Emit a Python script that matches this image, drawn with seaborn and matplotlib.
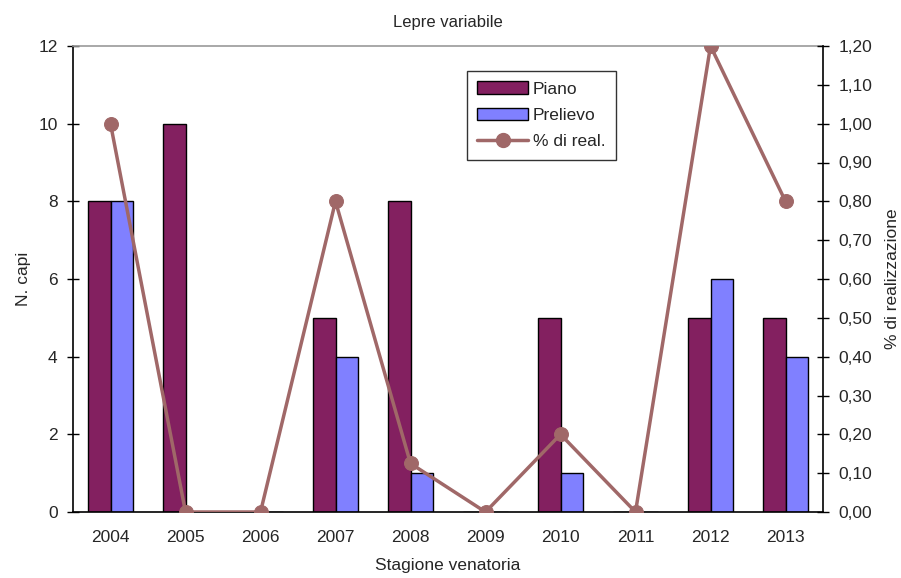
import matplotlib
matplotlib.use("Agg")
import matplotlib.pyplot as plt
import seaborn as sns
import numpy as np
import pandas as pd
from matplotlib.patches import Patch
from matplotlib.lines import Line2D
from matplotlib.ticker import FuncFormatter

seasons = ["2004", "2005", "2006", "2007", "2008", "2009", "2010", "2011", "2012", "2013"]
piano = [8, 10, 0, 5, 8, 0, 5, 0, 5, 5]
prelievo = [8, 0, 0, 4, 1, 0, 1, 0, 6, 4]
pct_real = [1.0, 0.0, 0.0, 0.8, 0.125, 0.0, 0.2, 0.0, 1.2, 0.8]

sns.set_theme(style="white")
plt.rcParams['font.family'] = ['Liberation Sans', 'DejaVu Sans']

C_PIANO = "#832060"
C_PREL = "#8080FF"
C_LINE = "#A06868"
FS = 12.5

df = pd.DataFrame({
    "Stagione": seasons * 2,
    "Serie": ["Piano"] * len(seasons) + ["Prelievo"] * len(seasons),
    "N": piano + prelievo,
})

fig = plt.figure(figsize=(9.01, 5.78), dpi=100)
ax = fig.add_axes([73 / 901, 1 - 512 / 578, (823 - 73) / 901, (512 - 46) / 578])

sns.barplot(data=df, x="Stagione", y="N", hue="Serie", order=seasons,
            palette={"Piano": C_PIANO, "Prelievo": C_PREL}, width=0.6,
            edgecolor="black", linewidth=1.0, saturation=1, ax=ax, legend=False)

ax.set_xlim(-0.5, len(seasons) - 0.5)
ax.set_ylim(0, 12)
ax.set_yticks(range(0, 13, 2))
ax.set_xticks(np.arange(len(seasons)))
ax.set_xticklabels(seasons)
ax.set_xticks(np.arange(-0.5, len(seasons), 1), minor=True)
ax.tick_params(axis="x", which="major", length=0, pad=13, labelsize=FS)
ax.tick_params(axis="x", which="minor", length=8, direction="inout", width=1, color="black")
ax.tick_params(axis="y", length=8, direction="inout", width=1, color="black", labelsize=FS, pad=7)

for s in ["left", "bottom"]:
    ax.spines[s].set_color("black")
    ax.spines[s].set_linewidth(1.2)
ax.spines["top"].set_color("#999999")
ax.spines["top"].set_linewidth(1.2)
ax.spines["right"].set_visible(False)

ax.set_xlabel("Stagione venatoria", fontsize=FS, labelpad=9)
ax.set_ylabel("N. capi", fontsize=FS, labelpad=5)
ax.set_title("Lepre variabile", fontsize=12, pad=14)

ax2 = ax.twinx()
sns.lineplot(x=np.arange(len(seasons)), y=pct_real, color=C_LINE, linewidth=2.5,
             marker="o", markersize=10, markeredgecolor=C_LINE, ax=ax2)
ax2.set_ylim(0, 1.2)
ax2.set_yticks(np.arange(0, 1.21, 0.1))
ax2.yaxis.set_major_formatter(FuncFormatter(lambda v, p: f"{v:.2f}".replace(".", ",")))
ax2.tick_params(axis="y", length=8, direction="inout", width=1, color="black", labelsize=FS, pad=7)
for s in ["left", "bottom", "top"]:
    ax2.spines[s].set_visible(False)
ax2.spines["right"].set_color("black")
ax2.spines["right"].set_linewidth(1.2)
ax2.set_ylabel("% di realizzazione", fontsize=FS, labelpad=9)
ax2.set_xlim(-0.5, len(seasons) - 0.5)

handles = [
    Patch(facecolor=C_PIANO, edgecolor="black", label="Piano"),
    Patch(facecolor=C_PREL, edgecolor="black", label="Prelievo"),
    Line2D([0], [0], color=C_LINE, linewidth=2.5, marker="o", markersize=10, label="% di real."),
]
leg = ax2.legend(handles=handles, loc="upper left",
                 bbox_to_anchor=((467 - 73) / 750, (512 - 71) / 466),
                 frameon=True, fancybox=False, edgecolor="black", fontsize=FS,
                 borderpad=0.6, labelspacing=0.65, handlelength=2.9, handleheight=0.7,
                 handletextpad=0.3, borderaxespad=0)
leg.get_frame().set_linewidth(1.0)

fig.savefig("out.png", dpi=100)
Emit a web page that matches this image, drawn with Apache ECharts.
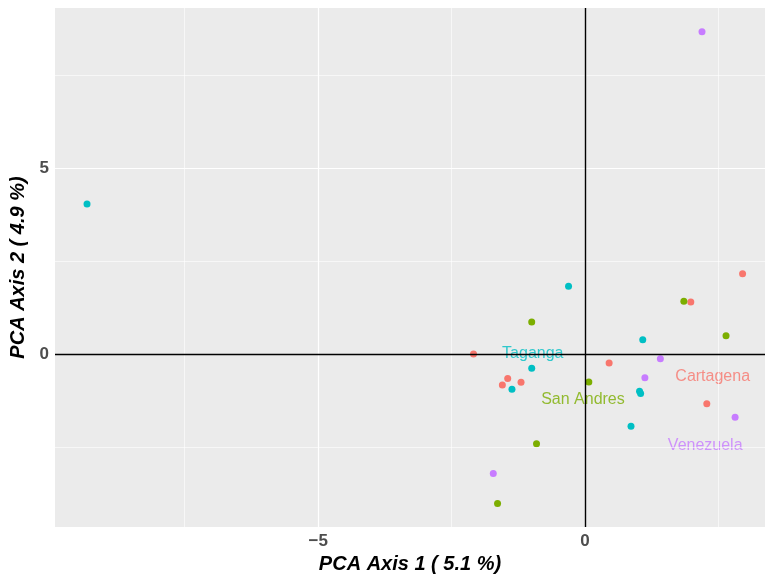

Task instructions ::
Skip the pictures and restate exactly the lines from the beginning of the listing to the line with "plt.rcParams['font.family'] = ['Liberation", that line included.

Exercise response ::
Emit a Python script that matches this image, drawn with seaborn and matplotlib.
import matplotlib
matplotlib.use("Agg")
import matplotlib.pyplot as plt
import seaborn as sns
import numpy as np
import pandas as pd
from matplotlib.patches import Patch
from matplotlib.lines import Line2D
from matplotlib.ticker import FuncFormatter

seasons = ["2004", "2005", "2006", "2007", "2008", "2009", "2010", "2011", "2012", "2013"]
piano = [8, 10, 0, 5, 8, 0, 5, 0, 5, 5]
prelievo = [8, 0, 0, 4, 1, 0, 1, 0, 6, 4]
pct_real = [1.0, 0.0, 0.0, 0.8, 0.125, 0.0, 0.2, 0.0, 1.2, 0.8]

sns.set_theme(style="white")
plt.rcParams['font.family'] = ['Liberation Sans', 'DejaVu Sans']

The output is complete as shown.